SÃO PAULO – A Catholic priest is among a set of aides and allies of former Brazilian President Jair Bolsonaro currently being investigated by federal police on charges of conspiacy to state a coup d’état following 2022 elections that returned leftist leader Luiz Inácio Lula da Silva to power.

Father José Eduardo de Oliveira e Silva, a prominent vicar in a city on the outskirts of São Paulo, was one of 24 individuals named in the probe whose homes were raided by police this week.

According to investigators, Silva took part in a meeting at the presidential palace in November 2022 to discuss the possibility of a miltary coup to overturn the election results. Police seized his computer and cell phone, and also ordered the priest to surrender his passport. He’s forbidden to leave the country and to talk to other people being investigated.

Silva has an international Catholic profile, and among other things has contributed a number of articles to the well-known Catholic media platform Aleteia.

Silva denied any wrong-doing in a social media post.

“I didn’t cooperate with or support any act that could be disruptive to the constitution,” he wrote, adding that he is available to collaborate with the authorities and that it’s the duty of society as a whole “to combat any kind of religious intolerance.”

The new police operation, launched Feb. 8, is headed by Supreme Court Justice Alexandre de Moraes. According to investigators, Bolsonaro and members of his entourage apparently feared losing the election to Lula, and discussed with allies and cabinet members ways of invalidating the electoral process.

After his defeat in October 2022, Bolsonaro, who’s proclaimed his admiration for former President Donald Trump in the U.S., allegedly decided to claim the election had been rigged and that a military coup was needed to restore order till new elections could be organized. At that point, according to investigators, Bolsonaro and his group incentivized popular demonstrations demanding the intervention of the armed forces.

One of the alleged results of that scheme was the occupation of several government buildings by Bolsonaro supporters on Jan. 8, 2023, an act compared by analysts to the Jan. 6, 2021, U.S. Capitol attack.
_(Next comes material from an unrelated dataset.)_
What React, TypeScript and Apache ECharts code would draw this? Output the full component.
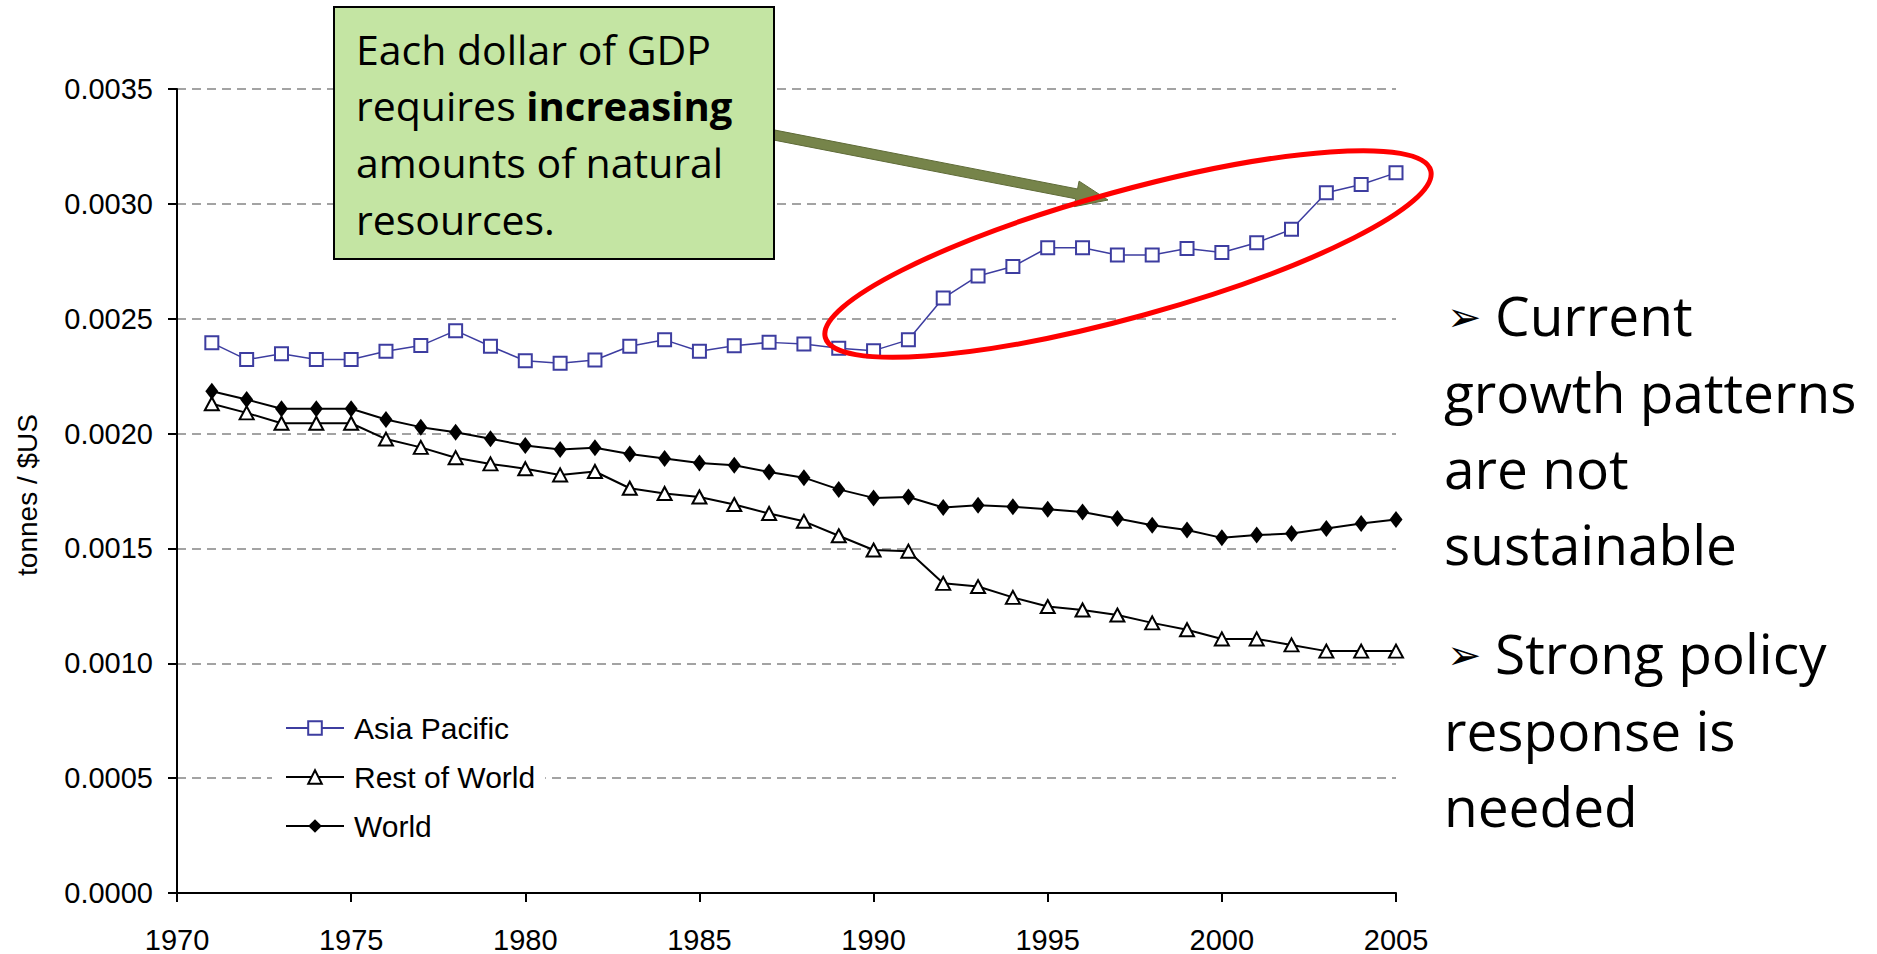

In Brazil, accusations of fostering a military coup are especially sensitive, given that the country was actually run by a milutary government following a coup d’état from 1964 to 1985, justified by what was described as a “National Security Doctrine” cited by other military governments around the world.
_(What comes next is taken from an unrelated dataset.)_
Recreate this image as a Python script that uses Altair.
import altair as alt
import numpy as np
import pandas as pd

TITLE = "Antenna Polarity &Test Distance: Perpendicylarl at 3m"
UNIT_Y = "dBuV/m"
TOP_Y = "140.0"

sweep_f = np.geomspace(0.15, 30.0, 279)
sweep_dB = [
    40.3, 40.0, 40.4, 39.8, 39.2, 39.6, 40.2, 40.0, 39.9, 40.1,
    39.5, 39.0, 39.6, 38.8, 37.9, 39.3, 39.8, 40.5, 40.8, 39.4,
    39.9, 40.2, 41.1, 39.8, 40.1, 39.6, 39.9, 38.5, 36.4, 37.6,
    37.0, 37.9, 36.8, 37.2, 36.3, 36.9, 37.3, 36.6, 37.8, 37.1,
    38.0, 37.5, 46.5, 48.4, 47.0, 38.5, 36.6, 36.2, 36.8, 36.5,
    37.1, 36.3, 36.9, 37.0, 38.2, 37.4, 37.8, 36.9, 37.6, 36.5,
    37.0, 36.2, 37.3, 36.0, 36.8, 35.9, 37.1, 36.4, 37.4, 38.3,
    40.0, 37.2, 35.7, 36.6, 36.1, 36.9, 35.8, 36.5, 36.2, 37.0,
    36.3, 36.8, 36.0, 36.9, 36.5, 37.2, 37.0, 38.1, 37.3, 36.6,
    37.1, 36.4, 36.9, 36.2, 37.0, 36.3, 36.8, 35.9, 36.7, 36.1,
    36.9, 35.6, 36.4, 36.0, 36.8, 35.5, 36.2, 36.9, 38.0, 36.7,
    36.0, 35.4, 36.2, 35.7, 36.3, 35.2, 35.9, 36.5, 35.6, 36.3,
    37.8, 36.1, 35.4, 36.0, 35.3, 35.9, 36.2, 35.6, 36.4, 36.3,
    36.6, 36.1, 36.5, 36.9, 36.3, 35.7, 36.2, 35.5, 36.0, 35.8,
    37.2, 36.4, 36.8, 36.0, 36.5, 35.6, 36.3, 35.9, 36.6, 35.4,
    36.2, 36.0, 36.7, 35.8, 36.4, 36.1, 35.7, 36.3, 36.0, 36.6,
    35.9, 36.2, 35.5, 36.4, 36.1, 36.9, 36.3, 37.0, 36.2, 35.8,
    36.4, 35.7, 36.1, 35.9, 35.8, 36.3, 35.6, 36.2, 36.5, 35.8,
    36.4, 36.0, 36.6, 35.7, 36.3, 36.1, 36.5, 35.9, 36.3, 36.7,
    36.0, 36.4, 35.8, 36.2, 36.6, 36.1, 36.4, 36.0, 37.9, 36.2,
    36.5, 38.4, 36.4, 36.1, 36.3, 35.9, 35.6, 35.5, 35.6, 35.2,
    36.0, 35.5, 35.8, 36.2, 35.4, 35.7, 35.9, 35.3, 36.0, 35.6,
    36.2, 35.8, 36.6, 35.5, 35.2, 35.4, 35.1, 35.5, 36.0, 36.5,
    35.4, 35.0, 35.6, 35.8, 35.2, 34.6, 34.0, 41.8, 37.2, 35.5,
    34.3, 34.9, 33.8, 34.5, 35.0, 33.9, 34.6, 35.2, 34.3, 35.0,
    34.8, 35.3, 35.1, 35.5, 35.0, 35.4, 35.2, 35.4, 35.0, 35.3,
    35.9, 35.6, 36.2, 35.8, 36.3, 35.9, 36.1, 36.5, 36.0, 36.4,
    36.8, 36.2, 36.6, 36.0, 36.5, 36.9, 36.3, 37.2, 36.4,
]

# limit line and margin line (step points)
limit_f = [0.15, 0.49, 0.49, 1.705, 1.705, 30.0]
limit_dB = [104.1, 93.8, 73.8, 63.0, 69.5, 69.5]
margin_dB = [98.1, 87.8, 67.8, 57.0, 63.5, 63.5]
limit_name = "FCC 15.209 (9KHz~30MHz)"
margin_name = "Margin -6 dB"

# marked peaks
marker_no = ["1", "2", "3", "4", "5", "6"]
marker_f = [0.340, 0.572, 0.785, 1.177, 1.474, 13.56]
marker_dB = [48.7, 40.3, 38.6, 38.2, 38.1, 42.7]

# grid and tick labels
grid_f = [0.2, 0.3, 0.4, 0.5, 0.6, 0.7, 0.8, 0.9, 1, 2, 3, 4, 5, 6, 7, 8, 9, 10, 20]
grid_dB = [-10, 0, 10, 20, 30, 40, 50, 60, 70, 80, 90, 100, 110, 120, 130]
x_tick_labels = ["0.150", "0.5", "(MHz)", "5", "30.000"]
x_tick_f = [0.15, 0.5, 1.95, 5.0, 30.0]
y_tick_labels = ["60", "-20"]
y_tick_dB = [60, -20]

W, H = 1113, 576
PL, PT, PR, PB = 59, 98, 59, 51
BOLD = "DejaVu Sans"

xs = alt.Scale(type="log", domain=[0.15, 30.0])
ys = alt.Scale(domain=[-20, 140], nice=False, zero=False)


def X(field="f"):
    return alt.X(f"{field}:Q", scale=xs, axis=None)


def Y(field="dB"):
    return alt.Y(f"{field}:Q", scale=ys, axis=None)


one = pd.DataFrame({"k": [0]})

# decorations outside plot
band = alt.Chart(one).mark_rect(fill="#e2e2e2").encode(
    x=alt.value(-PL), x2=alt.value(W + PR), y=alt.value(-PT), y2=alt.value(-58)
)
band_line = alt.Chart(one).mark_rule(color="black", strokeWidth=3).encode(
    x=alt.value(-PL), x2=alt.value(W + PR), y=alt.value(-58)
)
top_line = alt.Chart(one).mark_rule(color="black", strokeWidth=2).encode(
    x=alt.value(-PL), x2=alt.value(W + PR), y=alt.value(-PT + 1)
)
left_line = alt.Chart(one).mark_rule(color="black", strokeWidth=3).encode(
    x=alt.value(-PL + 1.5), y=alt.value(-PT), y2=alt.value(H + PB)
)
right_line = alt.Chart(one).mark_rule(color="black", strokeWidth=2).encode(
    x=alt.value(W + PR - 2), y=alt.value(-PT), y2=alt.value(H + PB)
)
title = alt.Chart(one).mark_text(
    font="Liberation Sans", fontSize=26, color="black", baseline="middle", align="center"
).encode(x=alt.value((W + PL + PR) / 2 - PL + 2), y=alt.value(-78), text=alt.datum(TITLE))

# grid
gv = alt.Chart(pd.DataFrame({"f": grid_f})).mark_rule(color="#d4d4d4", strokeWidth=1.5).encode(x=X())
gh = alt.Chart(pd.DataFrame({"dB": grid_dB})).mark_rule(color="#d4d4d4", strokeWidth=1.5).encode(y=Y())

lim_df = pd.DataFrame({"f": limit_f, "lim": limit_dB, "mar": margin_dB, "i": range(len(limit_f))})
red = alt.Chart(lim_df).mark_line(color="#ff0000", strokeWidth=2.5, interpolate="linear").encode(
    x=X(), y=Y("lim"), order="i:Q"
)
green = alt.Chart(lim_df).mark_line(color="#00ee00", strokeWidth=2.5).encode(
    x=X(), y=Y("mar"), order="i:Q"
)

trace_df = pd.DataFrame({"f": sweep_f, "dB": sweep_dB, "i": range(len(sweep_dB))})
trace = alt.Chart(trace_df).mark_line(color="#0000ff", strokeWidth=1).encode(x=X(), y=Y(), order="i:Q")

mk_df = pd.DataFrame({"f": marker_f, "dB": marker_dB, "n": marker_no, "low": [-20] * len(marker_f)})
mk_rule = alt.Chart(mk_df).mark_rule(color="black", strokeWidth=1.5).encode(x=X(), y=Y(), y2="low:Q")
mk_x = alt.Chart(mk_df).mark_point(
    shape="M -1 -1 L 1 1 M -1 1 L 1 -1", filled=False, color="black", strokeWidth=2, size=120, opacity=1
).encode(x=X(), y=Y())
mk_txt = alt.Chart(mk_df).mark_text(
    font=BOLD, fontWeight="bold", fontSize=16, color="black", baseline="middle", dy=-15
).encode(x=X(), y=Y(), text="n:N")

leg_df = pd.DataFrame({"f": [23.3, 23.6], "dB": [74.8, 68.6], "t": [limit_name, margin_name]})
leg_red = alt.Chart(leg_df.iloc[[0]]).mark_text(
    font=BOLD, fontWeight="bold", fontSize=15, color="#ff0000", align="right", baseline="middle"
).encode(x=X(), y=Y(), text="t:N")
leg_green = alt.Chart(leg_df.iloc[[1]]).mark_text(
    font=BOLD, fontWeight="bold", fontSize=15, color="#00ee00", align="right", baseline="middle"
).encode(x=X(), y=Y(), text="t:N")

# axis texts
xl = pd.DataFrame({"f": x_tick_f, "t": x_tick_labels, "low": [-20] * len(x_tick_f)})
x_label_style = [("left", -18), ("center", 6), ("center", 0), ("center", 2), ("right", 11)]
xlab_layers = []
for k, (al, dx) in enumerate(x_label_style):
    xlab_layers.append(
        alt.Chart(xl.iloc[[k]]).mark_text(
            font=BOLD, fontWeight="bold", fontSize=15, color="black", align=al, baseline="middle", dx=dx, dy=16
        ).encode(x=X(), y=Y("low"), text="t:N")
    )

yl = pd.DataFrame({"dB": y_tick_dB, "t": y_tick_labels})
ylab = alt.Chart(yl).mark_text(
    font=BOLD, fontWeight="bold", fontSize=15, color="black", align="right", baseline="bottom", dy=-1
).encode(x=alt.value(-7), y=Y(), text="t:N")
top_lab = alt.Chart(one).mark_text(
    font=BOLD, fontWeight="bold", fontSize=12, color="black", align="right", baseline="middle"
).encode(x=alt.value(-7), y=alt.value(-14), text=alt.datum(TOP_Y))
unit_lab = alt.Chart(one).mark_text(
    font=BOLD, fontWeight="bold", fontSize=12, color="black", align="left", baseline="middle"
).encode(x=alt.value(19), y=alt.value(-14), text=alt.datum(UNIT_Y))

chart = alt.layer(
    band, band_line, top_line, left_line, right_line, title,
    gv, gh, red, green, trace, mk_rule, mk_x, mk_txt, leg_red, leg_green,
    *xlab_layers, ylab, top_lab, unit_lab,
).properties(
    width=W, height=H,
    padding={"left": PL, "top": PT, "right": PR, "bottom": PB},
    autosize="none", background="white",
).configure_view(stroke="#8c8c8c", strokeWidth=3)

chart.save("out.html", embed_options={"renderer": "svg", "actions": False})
The conspiracy cited in the new investigation allegedly involved several politicians and members of the armed forces that were close to Bolsonaro. Documents, phone messages, and other materials obtained by the police during the operation allegdly demonstrate that they had an elaborate plan, and even a draft declaration announcing the military coup.
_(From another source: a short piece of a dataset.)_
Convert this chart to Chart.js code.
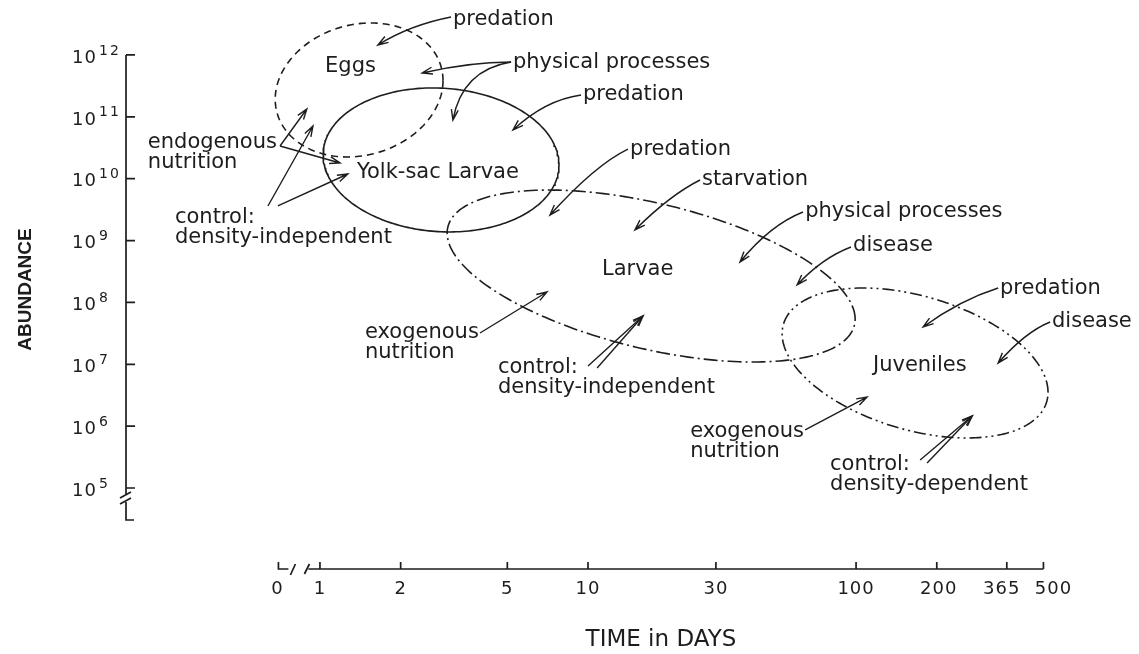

Warrants were issued for four former assistants of Bolsonaro, three of them members of the military. One of the detained conspirators, Filipe Martins, was the aide who presented the draft of the coup declaration to Bolsonaro.

Born in the city of Sorocaba, in São Paulo state, Martins, a foreign affairs graduate, became an admirer and a pupil of Olavo de Carvalho, a far-right Catholic thinker who lived in Virginia and was considered by many to be one of the major ideologues of Bolsonaro’s administration.

A fan of former Trump aide Steve Bannon, he was known among Brazilian diplomats as “Sorocabannon.”

Silva has never made a secret of his connection to such figures, including Olavo de Carvalho. On election day in 2022, he posted on his social media a picture of himself praying at the church. A Brazilian flag was seen in the altar (the flag became a campaign symbol for Bolsonaro).

Silva also became involved in the pro-life movement years ago. In 2018, he gave a speech against the potential depenalization of abortion in Brazil in the Supreme Court. On social media, he’s followed by a number of pro-Bolsonaro members of congress and local politicians.

Silva has appointed as his attorney Miguel Vidigal, who heads the Union of Catholic Jurists and is connected to the Plinio Corrêa de Oliveira Institute, inspired by the founder of the Tradition, Family, and Property (TFP).

His posts regarding the inquiry received thousands of comments, most of them favorable to the priest. Among the messages of solidarity appeared one sent by his colleague in the Diocese of Osasco, Father Douglas Pinheiro Lima.

“Obviously, being reasonable and living in a communist country… sooner or later would be two things colliding. And that’s what happened to him. Soon, many others among us will be the victims,” Lima wrote.

Since the presidential campaign, Bolsonaro and his supporters have insisted that Lula is a communist and that he plans to follow the steps of Nicaragua’s Daniel Ortega, going after pastors and priests. Now that Silva is being investigated, many Bolsonaro supporters argue that it’s the beginning of a wave of religious persecution.

The Diocese of Osasco released a declaration saying that it was informed of the operation on social media and that it doesn’t have any information on the case.

“The diocese will always side with justice, collaborating with the authorities to solve the case,” it said.